Apakah mengutuki kegelapan, seperti paragraf tersebut diatas itu menyelesaikan masalah?

Apakah tidak memilih dalam pilkada itu menyelesaikan masalah?

Apakah golput itu bisa membuat perbaikan?

Apakah golput bisa menentukan jadi tidaknya kebijakan?

Tidak...!!!

Lalu apa yang bisa kita lakukan?

Teman saya, Mustofa B. Nahrawardaya pernah bertanya pada kawan HTI.

Begini pertanyaannya, “Bagaimana cara/proses berpindah dari Sistem Demokrasi ke Khilafah”. Mereka menjawab: “Ya mereka tinggal menyerahkan saja pada kami. Nanti kita kelola secara Islam”. Lah.... lha koq enak?

Gak mau milih, mengharamkan demokrasi bahkan memprovokasi golput, tapi berharap hasil dari proses demokrasi itu diberikan kepada mereka dan dikelola secara Islam?

Lha memangnya yang disebut dengan ‘mereka’ oleh syabab HTI itu mau nyerahin begitu saja? Lha koq nggace tenan....

Kita semua bisa menjadi bagian dalam berkontribusi untuk kebaikan negeri ini. Yang bisa kita lakukan adalah menjadi orang baik, lalu menjadi bagian dari kebaikan.

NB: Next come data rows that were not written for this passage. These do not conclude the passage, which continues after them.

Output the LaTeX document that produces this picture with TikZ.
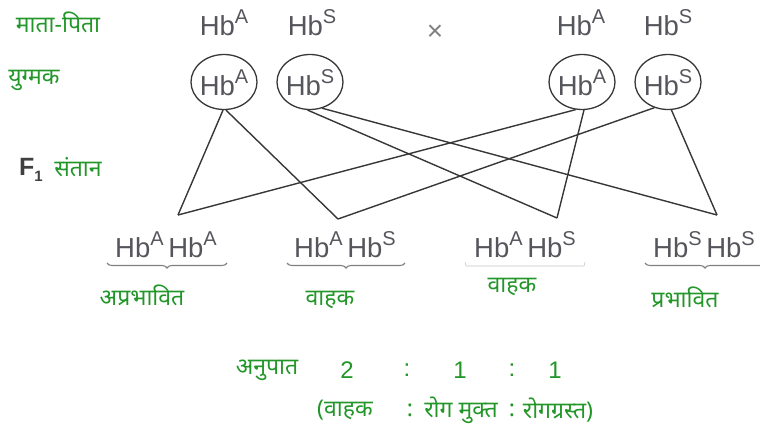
\documentclass[tikz,border=0pt]{standalone}
\usepackage{fontspec}
\setmainfont{Liberation Sans}
\newfontfamily\deva[Script=Devanagari]{Noto Sans}
\usetikzlibrary{shapes.geometric,decorations.pathreplacing}
\definecolor{lblgreen}{RGB}{34,150,40}
\definecolor{hbgray}{RGB}{85,85,92}
\definecolor{linegray}{RGB}{55,55,55}
\newcommand\hbx[1]{Hb\raisebox{0.42em}{\fontsize{20}{20}\selectfont #1}}
\begin{document}
\begin{tikzpicture}[x=1pt,y=-1pt,
  hb/.style={font=\fontsize{27.5}{27.5}\selectfont, text=hbgray, inner sep=0, anchor=base},
  lbl/.style={font=\deva\fontsize{23}{23}\selectfont, text=lblgreen, inner sep=0},
  num/.style={font=\fontsize{24}{24}\selectfont, text=lblgreen, inner sep=0},
  gam/.style={draw=linegray, line width=1.3pt, ellipse, minimum width=66pt, minimum height=55pt, inner sep=0},
  link/.style={draw=linegray, line width=1.4pt},
  brc/.style={decorate, decoration={brace, mirror, amplitude=5pt}, draw=gray, line width=1.1pt},
  faint/.style={draw=gray!45, line width=0.6pt}]
\useasboundingbox (0,0) rectangle (760,426);
% left labels
\node[lbl] (lp) at (58,22) {माता-पिता};
\node[lbl] (lg) at (34,80) {युग्मक};
\node[inner sep=0, text=black!75, font=\bfseries\fontsize{25}{25}\selectfont] (lf) at (31,170) {F\raisebox{-0.22em}{\fontsize{15}{15}\selectfont 1}};
\node[lbl] (ls) at (78,167) {संतान};
% parents
\node[hb] (p1) at (224,35) {\hbx{A}};
\node[hb] (p2) at (312,35) {\hbx{S}};
\node[inner sep=0, text=gray, font=\fontsize{28}{28}\selectfont] (cross) at (435,33) {×};
\node[hb] (p3) at (581,35) {\hbx{A}};
\node[hb] (p4) at (668,35) {\hbx{S}};
% gametes
\node[gam] (g1) at (224,82) {};
\node[gam] (g2) at (310,82) {};
\node[gam] (g3) at (582,82) {};
\node[gam] (g4) at (668,82) {};
\node[hb] (t1) at (224,95) {\hbx{A}};
\node[hb] (t2) at (310,95) {\hbx{S}};
\node[hb] (t3) at (582,95) {\hbx{A}};
\node[hb] (t4) at (668,95) {\hbx{S}};
% offspring vertices
\coordinate (v1) at (178,215);
\coordinate (v2) at (338,219);
\coordinate (v3) at (557,218);
\coordinate (v4) at (717,215);
\draw[link] (g1.-92) -- (v1);
\draw[link] (g1.-86) -- (v2);
\draw[link] (g3.-103) -- (v1);
\draw[link] (g3.-86) -- (v3);
\draw[link] (g2.-95) -- (v3);
\draw[link] (g2.-65) -- (v4);
\draw[link] (g4.-118) -- (v2);
\draw[link] (g4.-83) -- (v4);
% offspring
\node[hb] (o1) at (166,257) {\hbx{A}\,\hbx{A}};
\node[hb] (o2) at (345,257) {\hbx{A}\,\hbx{S}};
\node[hb] (o3) at (525,257) {\hbx{A}\,\hbx{S}};
\node[hb] (o4) at (704,257) {\hbx{S}\,\hbx{S}};
\draw[brc] (107,263) -- (227,263);
\draw[brc] (287,263) -- (405,263);
\draw[faint] (465,262) -- (466,266) -- (584,266) -- (585,262);
\draw[brc] (645,263) -- (765,263);
\node[lbl] (a1) at (142,295) {अप्रभावित};
\node[lbl] (a2) at (330,300) {वाहक};
\node[lbl] (a3) at (512,287) {वाहक};
\node[lbl] (a4) at (685,297) {प्रभावित};
% ratio
\node[lbl] (r0) at (267,370) {अनुपात};
\node[num] (r1) at (347,370) {2};
\node[num] (r2) at (407,370) {:};
\node[num] (r3) at (460,370) {1};
\node[num] (r4) at (512,370) {:};
\node[num] (r5) at (555,370) {1};
\node[lbl] (s1) at (345,410) {(वाहक};
\node[lbl] (s2) at (410,410) {:};
\node[lbl] (s3) at (461,410) {रोग मुक्त};
\node[lbl] (s4) at (512,410) {:};
\node[lbl] (s5) at (558,410) {रोगग्रस्त)};
\end{tikzpicture}
\end{document}
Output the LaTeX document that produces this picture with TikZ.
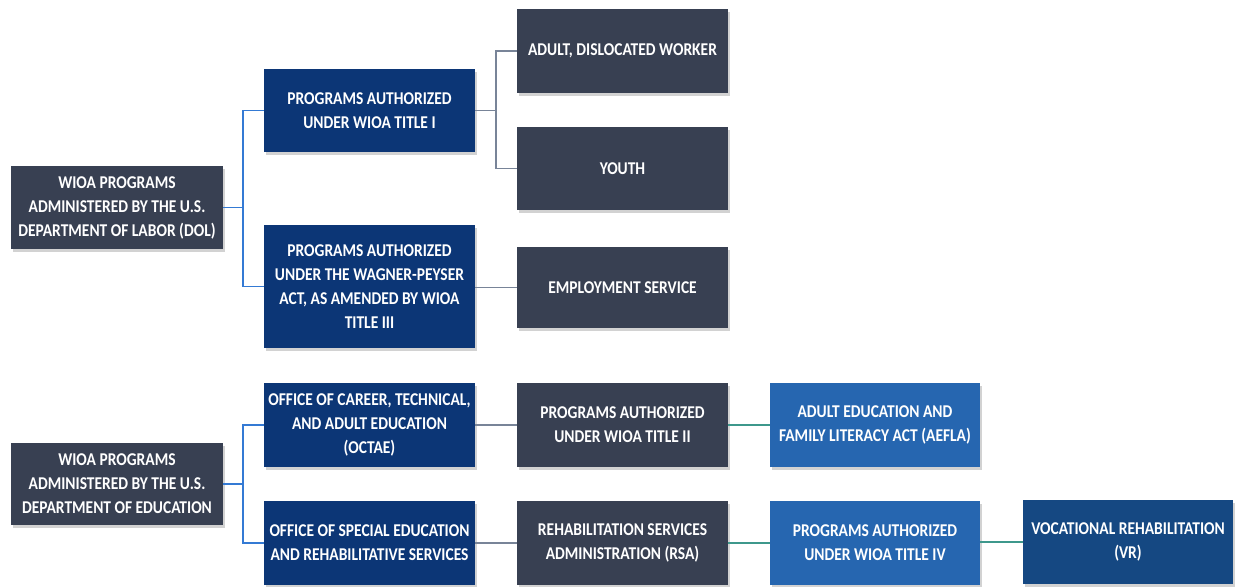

Kita bisa menjadi bagian dari "Orang-orang yang paling baik amalnya." Ikhtiar kita adalah, memperbanyak orang-orang baik untuk mengelola negeri ini. Ikhtiar itulah yang dinilai oleh Allah, bukan hasilnya.

Kalau orang-orang jahat menggunakan demokrasi untuk memusuhi Islam, merongrong kedaulatan negeri ini, merampok kekayaan negeri ini, bagaimana mungkin orang-orang yang sejatinya orang baik itu malah meninggalkan ‘gelanggang peperangan’, lalu berteriak diluaran demokrasi itu haram, mari kita wujudkan syariah khilafah sembari membusuki saudaranya yang sedang berdakwah dengan ‘menunggangi' demokrasi?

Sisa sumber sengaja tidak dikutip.